Он — сама она во плоти: „Я — Французская Революция“, — говорил он после казни герцога Энгиенского, одного из самых злых и страшных дел своих, — но не безумного: связь его с цареубийством 1793 года, Террором, душой Революции, упрочена этою казнью. Ров Венсенский, где расстрелян невинный потомок Бурбонов, есть рубеж между старым и новым порядком; разрез пуповины, соединявшей новорожденного кесаря с королевскою властью. Труп Энгиена для Бонапарта — первая ступень на императорский трон; кровь Энгиена для него — императорский пурпур.
„Только ослабляя все другие власти, я упрочу мою — власть Революции“, — говорит он в Государственном Совете по поводу своего коронования.
„Я — Французская Революция“, — говорит он в начале империи, а в конце: „Империя есть Революция“.
Революция — душа империи, ее динамика. Ею движется она, как тело душою. Только что империя дает трещины, как проступает сквозь них огненная лава революции.
„Надо снова надеть ботфорты 93-го года“, — говорит Наполеон в 1814 году, во время нашествия союзников на Францию.
Вот почему старый честный якобинец, член Комитета Общественного Спасенья, Дон Кихот и филантроп 93-го года, Карно остается верен ему до конца. „Честь и благо Франции не позволили мне сомневаться, что дело Наполеона есть все-таки дело Революции“, — объясняет эту верность другой якобинец.
„Отделить, отделить его от якобинцев“, — повторял в суеверном ужасе император Александр I на Венском конгрессе, когда получено было известие о бегстве Наполеона с о.

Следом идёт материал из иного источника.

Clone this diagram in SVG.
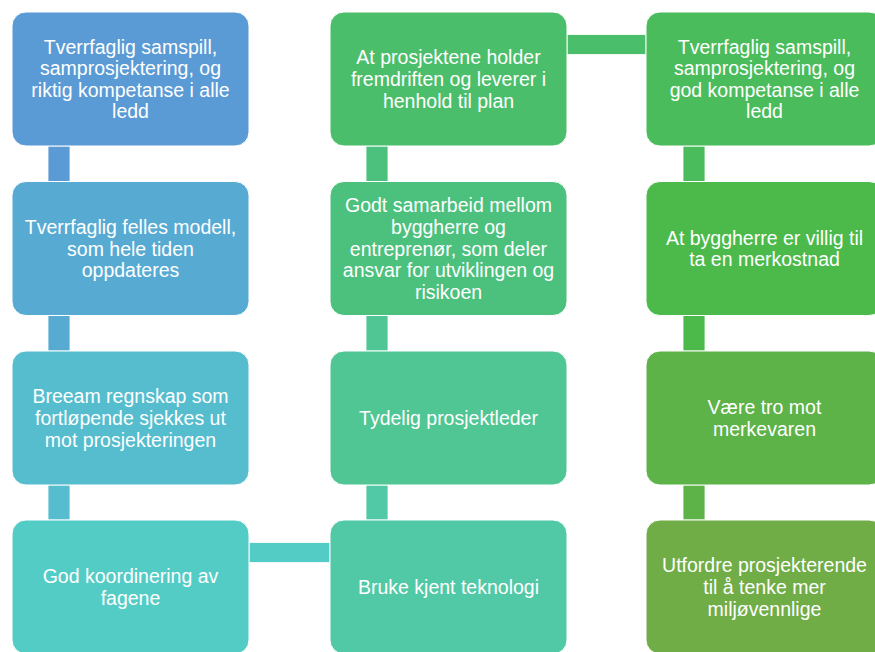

Эльбы: кажется, Александр один понимал всю опасность того, что Наполеон снова сделается, чем раз уже был — воплощенной Революцией, „Робеспьером на коне“.
Кромешный ужас, преисподнее лицо ее — лицо Медузы, от которого все живое каменеет, — знает он, как никто. „Революция — одно из величайших бедствий, какие только небо посылает земле“.